*WHAT IS NEEDED*.
Print the lines of the listing below verbatim from its first line through the line bearing "import plotly.graph_objects as go". Any pictures are to be omitted.

*PROVIDED MATERIAL*.
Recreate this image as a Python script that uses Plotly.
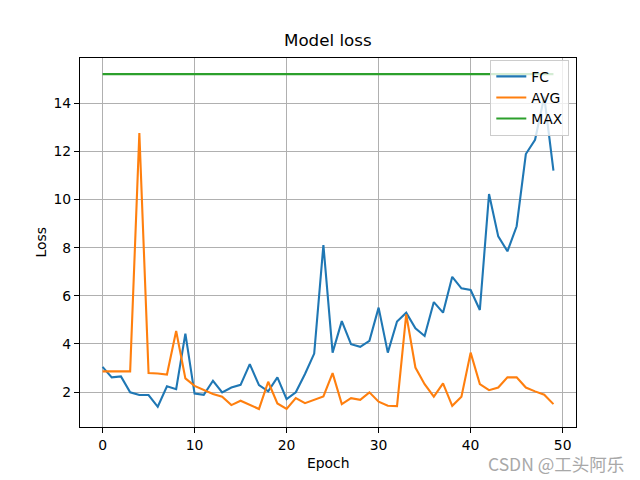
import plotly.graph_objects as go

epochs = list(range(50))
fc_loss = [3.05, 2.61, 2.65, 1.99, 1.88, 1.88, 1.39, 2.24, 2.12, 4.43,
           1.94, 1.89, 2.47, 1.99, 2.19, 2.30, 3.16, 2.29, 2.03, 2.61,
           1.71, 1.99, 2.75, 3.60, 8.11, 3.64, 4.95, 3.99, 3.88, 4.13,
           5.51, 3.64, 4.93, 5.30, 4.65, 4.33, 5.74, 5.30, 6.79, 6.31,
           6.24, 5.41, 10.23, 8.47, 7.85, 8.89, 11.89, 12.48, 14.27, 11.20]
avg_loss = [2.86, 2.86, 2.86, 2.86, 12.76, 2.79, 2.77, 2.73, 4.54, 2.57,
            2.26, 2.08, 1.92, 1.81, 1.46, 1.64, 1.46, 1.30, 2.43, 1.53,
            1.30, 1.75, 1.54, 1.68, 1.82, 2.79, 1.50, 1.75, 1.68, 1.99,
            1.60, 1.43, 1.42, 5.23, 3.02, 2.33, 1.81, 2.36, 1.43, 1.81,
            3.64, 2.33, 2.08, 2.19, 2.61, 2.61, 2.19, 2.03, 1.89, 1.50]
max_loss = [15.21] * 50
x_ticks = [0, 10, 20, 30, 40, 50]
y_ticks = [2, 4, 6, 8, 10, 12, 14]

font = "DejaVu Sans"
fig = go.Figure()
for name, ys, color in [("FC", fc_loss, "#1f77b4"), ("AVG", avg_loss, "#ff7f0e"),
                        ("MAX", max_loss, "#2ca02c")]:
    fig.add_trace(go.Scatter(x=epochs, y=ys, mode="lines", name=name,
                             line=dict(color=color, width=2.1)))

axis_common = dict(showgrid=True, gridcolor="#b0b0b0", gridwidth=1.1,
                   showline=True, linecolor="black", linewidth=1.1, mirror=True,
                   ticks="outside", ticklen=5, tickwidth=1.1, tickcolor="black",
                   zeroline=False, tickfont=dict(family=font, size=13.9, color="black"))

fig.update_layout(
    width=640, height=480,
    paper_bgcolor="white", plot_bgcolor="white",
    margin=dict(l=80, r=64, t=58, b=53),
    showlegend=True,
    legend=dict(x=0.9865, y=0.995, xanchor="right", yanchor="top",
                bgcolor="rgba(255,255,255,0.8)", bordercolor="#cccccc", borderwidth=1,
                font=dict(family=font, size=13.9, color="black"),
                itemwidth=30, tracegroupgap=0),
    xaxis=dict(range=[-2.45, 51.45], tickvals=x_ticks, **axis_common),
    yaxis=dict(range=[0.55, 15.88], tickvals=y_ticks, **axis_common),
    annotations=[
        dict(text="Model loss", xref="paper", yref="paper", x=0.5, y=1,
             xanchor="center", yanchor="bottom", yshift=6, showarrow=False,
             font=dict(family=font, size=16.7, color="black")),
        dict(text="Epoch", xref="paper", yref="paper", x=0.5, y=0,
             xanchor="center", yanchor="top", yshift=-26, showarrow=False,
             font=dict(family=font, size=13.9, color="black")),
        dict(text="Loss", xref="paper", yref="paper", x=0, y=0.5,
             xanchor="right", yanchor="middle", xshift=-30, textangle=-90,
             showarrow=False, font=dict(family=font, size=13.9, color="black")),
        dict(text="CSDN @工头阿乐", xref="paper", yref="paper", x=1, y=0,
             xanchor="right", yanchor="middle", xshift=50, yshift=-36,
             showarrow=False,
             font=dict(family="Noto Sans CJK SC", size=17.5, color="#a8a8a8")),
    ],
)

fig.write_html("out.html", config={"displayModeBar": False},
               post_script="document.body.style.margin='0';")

*RESULT OF THE EXERCISE*.
Recreate this image as a Python script that uses Plotly.
import plotly.graph_objects as go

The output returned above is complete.